__Dataset records__:
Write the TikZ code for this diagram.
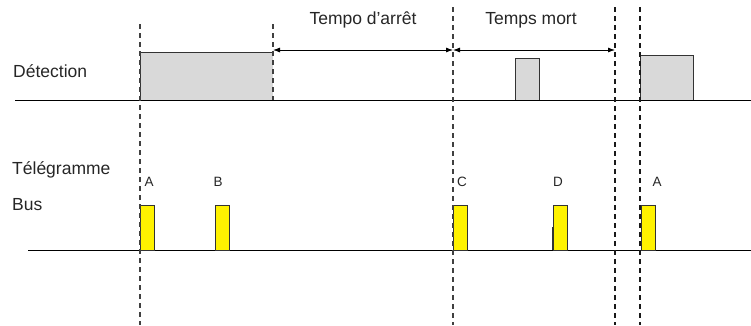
\documentclass[tikz,border=0pt]{standalone}
\usepackage{fontspec}
\setmainfont{Liberation Sans}
\usetikzlibrary{arrows.meta}
\begin{document}
\begin{tikzpicture}[x=1pt,y=-1pt,
  base/.style={line width=0.8pt,black},
  guide/.style={line width=1.2pt,dash pattern=on 5pt off 4pt,black!75},
  guideb/.style={line width=1.8pt,dash pattern=on 5pt off 4pt,black!90},
  detbox/.style={line width=0.8pt,draw=black!80,fill=black!15},
  telbox/.style={line width=0.8pt,draw=black!80,fill=yellow},
  lbl/.style={font=\fontsize{17.5}{20}\selectfont,inner sep=0pt,text=black!85},
  letter/.style={font=\fontsize{13.5}{16}\selectfont,inner sep=0pt,text=black!85},
  dim/.style={line width=0.8pt,{Latex[length=7pt,width=5pt]}-{Latex[length=7pt,width=5pt]}}]
\useasboundingbox (0,0) rectangle (751,325);
% baselines
\draw[base] (15,100) -- (751,100);
\draw[base] (28,250) -- (751,250);
% detection boxes
\fill[black!15] (140,52) rectangle (273,100);
\draw[line width=0.8pt,black!80] (140,100) -- (140,52) -- (273,52);
\draw[detbox] (515,100) -- (515,58) -- (539,58) -- (539,100);
\draw[detbox] (640,100) -- (640,55) -- (693,55) -- (693,100);
% telegram bars
\draw[telbox] (140,250) rectangle (154,205);
\draw[telbox] (215,250) rectangle (229,205);
\draw[telbox] (453,250) rectangle (467,205);
\draw[telbox] (553,250) rectangle (567,205);
\draw[line width=0.6pt,black!80] (552.5,227) -- (552.5,250);
\draw[telbox] (641,250) rectangle (655,205);
% guides
\draw[guide] (140,24) -- (140,325);
\draw[guide] (273,24) -- (273,100);
\draw[guide] (453,7) -- (453,325);
\draw[guideb] (615,7) -- (615,325);
\draw[guideb] (640,7) -- (640,325);
% dimension arrows
\coordinate (t0) at (273,50);
\coordinate (t1) at (453,50);
\coordinate (t2) at (615,50);
\draw[dim] (t0) -- (t1);
\draw[dim] (t1) -- (t2);
% labels
\node[lbl] (tarret) at (363,20) {Tempo d’arrêt};
\node[lbl] (tmort) at (531,20) {Temps mort};
\node[lbl,anchor=west] (det) at (13,71) {Détection};
\node[lbl,anchor=west] (tel) at (12,170) {Télégramme};
\node[lbl,anchor=west] (bus) at (12,205) {Bus};
\node[letter] (la) at (149,182) {A};
\node[letter] (lb) at (218,182) {B};
\node[letter] (lc) at (462,182) {C};
\node[letter] (ld) at (558,182) {D};
\node[letter] (la2) at (657,182) {A};
\end{tikzpicture}
\end{document}
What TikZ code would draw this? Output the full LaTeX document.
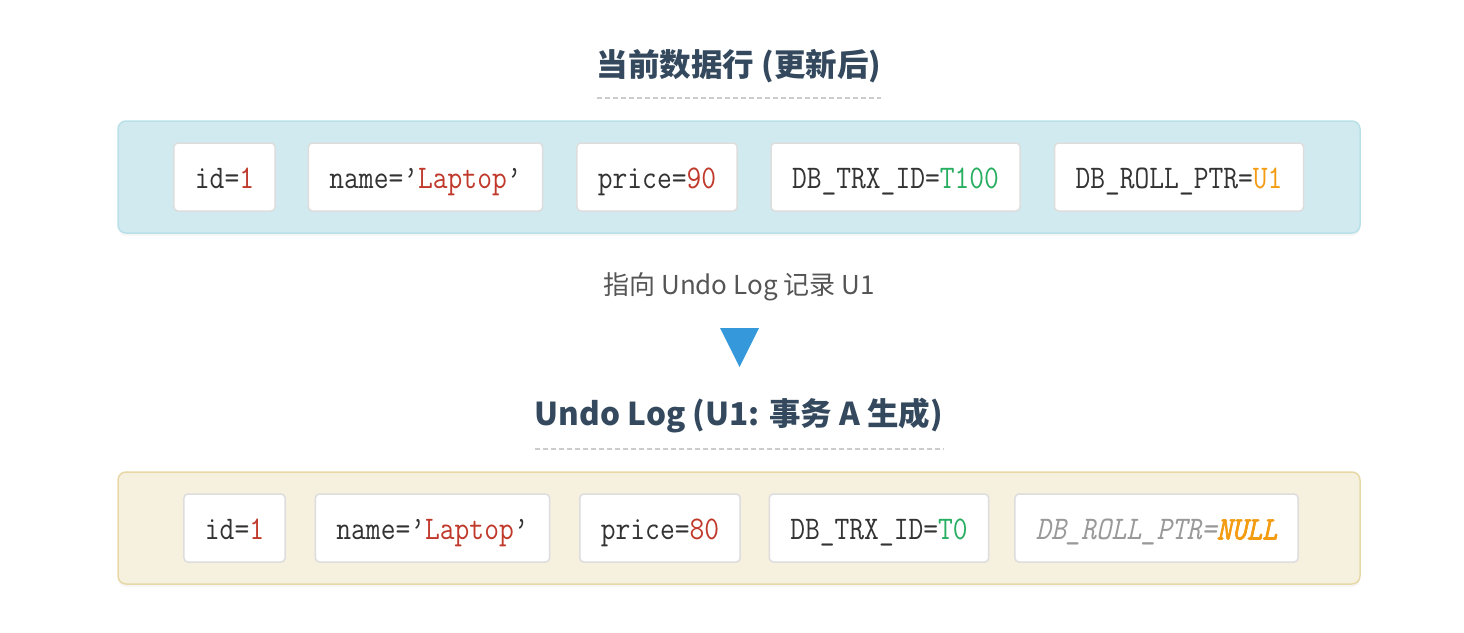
\documentclass[tikz,border=0pt]{standalone}
\usepackage{fontspec}
\newfontfamily\cjkfont{Noto Sans CJK SC}
\newfontfamily\cellfont[FakeStretch=0.87, Ligatures=TeX]{Latin Modern Mono}
\newfontfamily\cellnullfont[FakeStretch=0.87, FakeBold=2]{lmmono10-italic.otf}
\usetikzlibrary{positioning,shadows}

\definecolor{titleBlue}{HTML}{34495E}
\definecolor{noteGray}{HTML}{555555}
\definecolor{keyText}{HTML}{333333}
\definecolor{nullGray}{HTML}{999999}
\definecolor{rowFill}{HTML}{D1EAF0}
\definecolor{rowLine}{HTML}{B9E0E8}
\definecolor{undoFill}{HTML}{F6F0DF}
\definecolor{undoLine}{HTML}{E8D8A6}
\definecolor{cellLine}{HTML}{DDDDDD}
\definecolor{valRed}{HTML}{C0392B}
\definecolor{valGreen}{HTML}{27AE60}
\definecolor{valOrange}{HTML}{F39C12}
\definecolor{ptrBlue}{HTML}{3498DB}

\begin{document}
\begin{tikzpicture}[x=1pt, y=-1pt,
    container/.style={line width=1.5pt, rounded corners=8pt, minimum width=1242pt, minimum height=112pt, inner sep=0pt,
      drop shadow={opacity=0.07, shadow xshift=0pt, shadow yshift=-3pt}},
    title/.style={font=\cjkfont\bfseries\fontsize{31.5}{36}\selectfont, text=titleBlue, inner sep=0pt},
    dashline/.style={draw=black!20, line width=1.5pt, dash pattern=on 5pt off 3pt},
    note/.style={font=\cjkfont\fontsize{26}{30}\selectfont, text=noteGray, inner sep=0pt},
    cell/.style={draw=cellLine, line width=1.5pt, fill=white, rounded corners=4pt, minimum height=68pt, inner xsep=21pt,
      text height=27pt, text depth=4pt, font=\cellfont\fontsize{33}{38}\selectfont, text=keyText}
  ]
  \useasboundingbox (0,0) rectangle (1464,632);

  % current row
  \node[title] (rowTitle) at (739,66) {当前数据行 (更新后)};
  \draw[dashline] (rowTitle.west |- 0,98) -- (rowTitle.east |- 0,98);
  \node[container, draw=rowLine, fill=rowFill] (row) at (739,177) {};
  \node[cell] (rowId) at (224.5,177) {id=\textcolor{valRed}{1}};
  \node[cell] (rowName) at (425.5,177) {name='\textcolor{valRed}{Laptop}'};
  \node[cell] (rowPrice) at (657,177) {price=\textcolor{valRed}{90}};
  \node[cell] (rowTrx) at (895.5,177) {DB\_TRX\_ID=\textcolor{valGreen}{T100}};
  \node[cell] (rowRoll) at (1179,177) {DB\_ROLL\_PTR=\textcolor{valOrange}{U1}};

  % pointer
  \node[note] (ptrNote) at (739,287) {指向 Undo Log 记录 U1};
  \fill[ptrBlue] (720,328) -- (759,328) -- (739.5,367) -- cycle;

  % undo log
  \node[title] (undoTitle) at (739,416) {Undo Log (U1: 事务 A 生成)};
  \draw[dashline] (undoTitle.west |- 0,449) -- (undoTitle.east |- 0,449);
  \node[container, draw=undoLine, fill=undoFill] (undo) at (739,528) {};
  \node[cell] (undoId) at (234.5,528) {id=\textcolor{valRed}{1}};
  \node[cell] (undoName) at (432.5,528) {name='\textcolor{valRed}{Laptop}'};
  \node[cell] (undoPrice) at (660,528) {price=\textcolor{valRed}{80}};
  \node[cell] (undoTrx) at (879,528) {DB\_TRX\_ID=\textcolor{valGreen}{T0}};
  \node[cell, text=nullGray] (undoRoll) at (1156.5,528) {\itshape DB\_ROLL\_PTR=\textcolor{valOrange}{\cellnullfont NULL}};

\end{tikzpicture}
\end{document}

__Required task__:
Your copy should match the records word for word, with the pictures removed.

__Response below__:
Write the TikZ code for this diagram.
\documentclass[tikz,border=0pt]{standalone}
\usepackage{fontspec}
\setmainfont{Liberation Sans}
\usetikzlibrary{arrows.meta}
\begin{document}
\begin{tikzpicture}[x=1pt,y=-1pt,
  base/.style={line width=0.8pt,black},
  guide/.style={line width=1.2pt,dash pattern=on 5pt off 4pt,black!75},
  guideb/.style={line width=1.8pt,dash pattern=on 5pt off 4pt,black!90},
  detbox/.style={line width=0.8pt,draw=black!80,fill=black!15},
  telbox/.style={line width=0.8pt,draw=black!80,fill=yellow},
  lbl/.style={font=\fontsize{17.5}{20}\selectfont,inner sep=0pt,text=black!85},
  letter/.style={font=\fontsize{13.5}{16}\selectfont,inner sep=0pt,text=black!85},
  dim/.style={line width=0.8pt,{Latex[length=7pt,width=5pt]}-{Latex[length=7pt,width=5pt]}}]
\useasboundingbox (0,0) rectangle (751,325);
% baselines
\draw[base] (15,100) -- (751,100);
\draw[base] (28,250) -- (751,250);
% detection boxes
\fill[black!15] (140,52) rectangle (273,100);
\draw[line width=0.8pt,black!80] (140,100) -- (140,52) -- (273,52);
\draw[detbox] (515,100) -- (515,58) -- (539,58) -- (539,100);
\draw[detbox] (640,100) -- (640,55) -- (693,55) -- (693,100);
% telegram bars
\draw[telbox] (140,250) rectangle (154,205);
\draw[telbox] (215,250) rectangle (229,205);
\draw[telbox] (453,250) rectangle (467,205);
\draw[telbox] (553,250) rectangle (567,205);
\draw[line width=0.6pt,black!80] (552.5,227) -- (552.5,250);
\draw[telbox] (641,250) rectangle (655,205);
% guides
\draw[guide] (140,24) -- (140,325);
\draw[guide] (273,24) -- (273,100);
\draw[guide] (453,7) -- (453,325);
\draw[guideb] (615,7) -- (615,325);
\draw[guideb] (640,7) -- (640,325);
% dimension arrows
\coordinate (t0) at (273,50);
\coordinate (t1) at (453,50);
\coordinate (t2) at (615,50);
\draw[dim] (t0) -- (t1);
\draw[dim] (t1) -- (t2);
% labels
\node[lbl] (tarret) at (363,20) {Tempo d’arrêt};
\node[lbl] (tmort) at (531,20) {Temps mort};
\node[lbl,anchor=west] (det) at (13,71) {Détection};
\node[lbl,anchor=west] (tel) at (12,170) {Télégramme};
\node[lbl,anchor=west] (bus) at (12,205) {Bus};
\node[letter] (la) at (149,182) {A};
\node[letter] (lb) at (218,182) {B};
\node[letter] (lc) at (462,182) {C};
\node[letter] (ld) at (558,182) {D};
\node[letter] (la2) at (657,182) {A};
\end{tikzpicture}
\end{document}
What TikZ code would draw this? Output the full LaTeX document.
\documentclass[tikz,border=0pt]{standalone}
\usepackage{fontspec}
\newfontfamily\cjkfont{Noto Sans CJK SC}
\newfontfamily\cellfont[FakeStretch=0.87, Ligatures=TeX]{Latin Modern Mono}
\newfontfamily\cellnullfont[FakeStretch=0.87, FakeBold=2]{lmmono10-italic.otf}
\usetikzlibrary{positioning,shadows}

\definecolor{titleBlue}{HTML}{34495E}
\definecolor{noteGray}{HTML}{555555}
\definecolor{keyText}{HTML}{333333}
\definecolor{nullGray}{HTML}{999999}
\definecolor{rowFill}{HTML}{D1EAF0}
\definecolor{rowLine}{HTML}{B9E0E8}
\definecolor{undoFill}{HTML}{F6F0DF}
\definecolor{undoLine}{HTML}{E8D8A6}
\definecolor{cellLine}{HTML}{DDDDDD}
\definecolor{valRed}{HTML}{C0392B}
\definecolor{valGreen}{HTML}{27AE60}
\definecolor{valOrange}{HTML}{F39C12}
\definecolor{ptrBlue}{HTML}{3498DB}

\begin{document}
\begin{tikzpicture}[x=1pt, y=-1pt,
    container/.style={line width=1.5pt, rounded corners=8pt, minimum width=1242pt, minimum height=112pt, inner sep=0pt,
      drop shadow={opacity=0.07, shadow xshift=0pt, shadow yshift=-3pt}},
    title/.style={font=\cjkfont\bfseries\fontsize{31.5}{36}\selectfont, text=titleBlue, inner sep=0pt},
    dashline/.style={draw=black!20, line width=1.5pt, dash pattern=on 5pt off 3pt},
    note/.style={font=\cjkfont\fontsize{26}{30}\selectfont, text=noteGray, inner sep=0pt},
    cell/.style={draw=cellLine, line width=1.5pt, fill=white, rounded corners=4pt, minimum height=68pt, inner xsep=21pt,
      text height=27pt, text depth=4pt, font=\cellfont\fontsize{33}{38}\selectfont, text=keyText}
  ]
  \useasboundingbox (0,0) rectangle (1464,632);

  % current row
  \node[title] (rowTitle) at (739,66) {当前数据行 (更新后)};
  \draw[dashline] (rowTitle.west |- 0,98) -- (rowTitle.east |- 0,98);
  \node[container, draw=rowLine, fill=rowFill] (row) at (739,177) {};
  \node[cell] (rowId) at (224.5,177) {id=\textcolor{valRed}{1}};
  \node[cell] (rowName) at (425.5,177) {name='\textcolor{valRed}{Laptop}'};
  \node[cell] (rowPrice) at (657,177) {price=\textcolor{valRed}{90}};
  \node[cell] (rowTrx) at (895.5,177) {DB\_TRX\_ID=\textcolor{valGreen}{T100}};
  \node[cell] (rowRoll) at (1179,177) {DB\_ROLL\_PTR=\textcolor{valOrange}{U1}};

  % pointer
  \node[note] (ptrNote) at (739,287) {指向 Undo Log 记录 U1};
  \fill[ptrBlue] (720,328) -- (759,328) -- (739.5,367) -- cycle;

  % undo log
  \node[title] (undoTitle) at (739,416) {Undo Log (U1: 事务 A 生成)};
  \draw[dashline] (undoTitle.west |- 0,449) -- (undoTitle.east |- 0,449);
  \node[container, draw=undoLine, fill=undoFill] (undo) at (739,528) {};
  \node[cell] (undoId) at (234.5,528) {id=\textcolor{valRed}{1}};
  \node[cell] (undoName) at (432.5,528) {name='\textcolor{valRed}{Laptop}'};
  \node[cell] (undoPrice) at (660,528) {price=\textcolor{valRed}{80}};
  \node[cell] (undoTrx) at (879,528) {DB\_TRX\_ID=\textcolor{valGreen}{T0}};
  \node[cell, text=nullGray] (undoRoll) at (1156.5,528) {\itshape DB\_ROLL\_PTR=\textcolor{valOrange}{\cellnullfont NULL}};

\end{tikzpicture}
\end{document}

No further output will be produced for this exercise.